While visibility during polarizing plate intercalation was no problem for Comparative Example 4 as a uniaxially stretched phase difference film was layered, it was found to be inadequate to be used in the present objective since, the adhesive layers situated on the front and the back being both thinner than the linearly polarized light eliminating layer, it had poor flexibility, such that when pasted to a surface protection panel that possesses a print-step, air-bubbles were generated along the step in the periphery and could not be bonded directly to the surface protection panel.
It is thought from the above points that, by using the present double-sided adhesive sheet on the surface protection panel and the viewing side of a liquid crystal module, excellent visibility can be ensured when looking at a display device image through not only naked eyes but also polarizing sunglasses or the like, moreover, by giving thickness to a thin substrate film functional layer with a adhesive layer, manipulation is facilitated, which can contribute to efficiency improvement in the liquid crystal module assembly operation, and furthermore, can contribute to thinning of the liquid crystal module.

Claims

1: A transparent double-sided adhesive sheet comprising:

an adhesive layer on both front and back sides, and

a linearly polarized-light-eliminating functional layer as a middle layer,

wherein a thickness of the linearly polarized-light-eliminating functional layer is within a range of 1 μm to 40 μm and is less than a thickness of the adhesive layer on either the front or the back or the adhesive layers on both front and back sides.
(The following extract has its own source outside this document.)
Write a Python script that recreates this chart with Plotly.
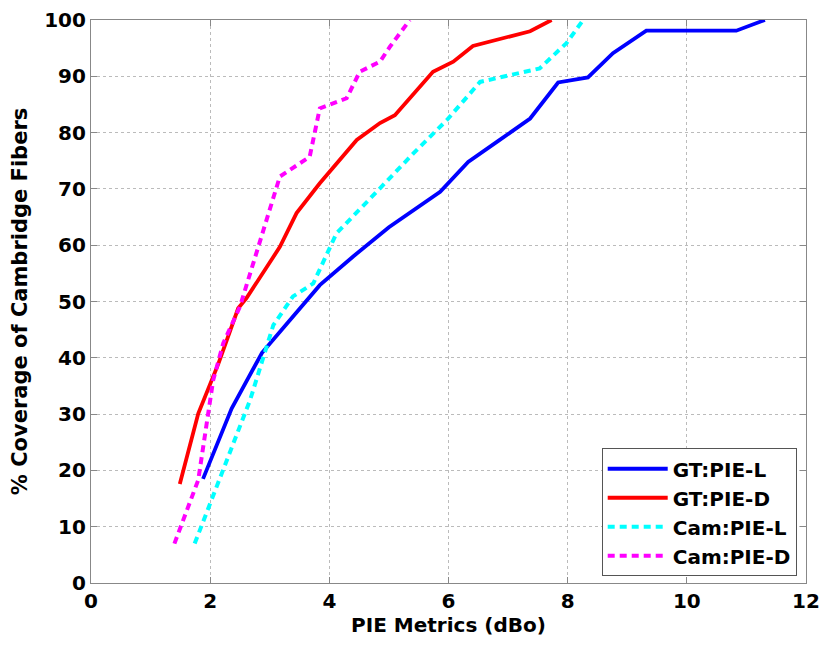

2: The transparent double-sided adhesive sheet of claim 1, wherein a thickness of the entirety of the transparent double-sided adhesive sheet is 0.05 mm to 1 mm, and when sandwiched between 0.5 mm-thick soda lime glasses, the transparent double-sided adhesive sheet satisfies each of (i) to (iii):

(i) a retardation value at 590 nm wavelength is 20 nm to 200 nm,

(ii) a total light transmittance measured according to JIS K7361-1 is 85% or greater, and

(iii) a haze value measured according to JIS K7136 is 5% or less.

3: The transparent double-sided adhesive sheet of claim 1, wherein an in-plane birefringence of the linearly polarized light eliminating functional layer is 0.003 to 0.050.

4: The transparent double-sided adhesive sheet of claim 1, wherein the linearly polarized light eliminating functional layer comprises a uniaxially or biaxially stretched film comprising at least one resin selected from the group consisting of a polyester series resin, a polycarbonate series resin, a polyolefin series resin, a polystyrene series resin, a polyether series resin, a polyphenylene series resin, a polyamide series resin and a polyimide series resin.

5: The transparent double-sided adhesive sheet of claim 1, wherein the adhesive layer on either the front side, the back side, or both sides, is an adhesive layer having potential UV secondary crosslinkability formed from an adhesive composition comprising a (meth)acrylic acid ester series compound and an intermolecular hydrogen-abstraction-type photopolymerization initiator, and the adhesive layer is in a prior to secondary crosslinking, primary crosslinked state.

6: The transparent double-sided adhesive sheet of claim 1, wherein a parting layer is formed between the adhesive layer on one of the front and back sides and the linearly polarized-light-eliminating functional layer to configure the transparent double-sided adhesive sheet to be releasable at an interface between the adhesive layer and a parting layer after the transparent double-sided adhesive sheet is adhered to an adherend member.

7: The transparent double-sided adhesive sheet of claim 1, wherein a light transmittance at 380 nm wavelength is 30% or less, and a visible light transmittance on a longer wavelength side than 430 nm wavelength is 80% or greater for either layer among the adhesive layer and the linearly polarized-light-eliminating functional layer.

8: An image display device comprising a touch panel functional layer inserted between a viewing side of a liquid crystal module and a surface protection panel, the image display device comprising the transparent double-sided adhesive sheet of claim 1, which contacts, bonds and unifies the touch panel functional layer and the surface protection panel or the liquid crystal module and the touch panel functional layer.

9: The transparent double-sided adhesive sheet of claim 1, wherein the thickness of the linearly polarized-light-eliminating functional layer is less than a thickness of the adhesive layer on the front side.

10: The transparent double-sided adhesive sheet of claim 1, wherein the thickness of the linearly polarized-light-eliminating functional layer is less than a thickness of the adhesive layer on the back side.

11: The transparent double-sided adhesive sheet of claim 1, wherein the thickness of the linearly polarized-light-eliminating functional layer is less than a thickness of the adhesive layer on both the front side and the back side.

12: The transparent double-sided adhesive sheet of claim 2, wherein an in-plane birefringence of the linearly polarized-light-eliminating functional layer is 0.003 to 0.050.

13: The transparent double-sided adhesive sheet of claim 4, wherein the linearly polarized-light-eliminating functional layer comprises the uniaxially stretched film.

14: The transparent double-sided adhesive sheet of claim 4, wherein the linearly polarized-light-eliminating functional layer comprises the biaxially stretched film.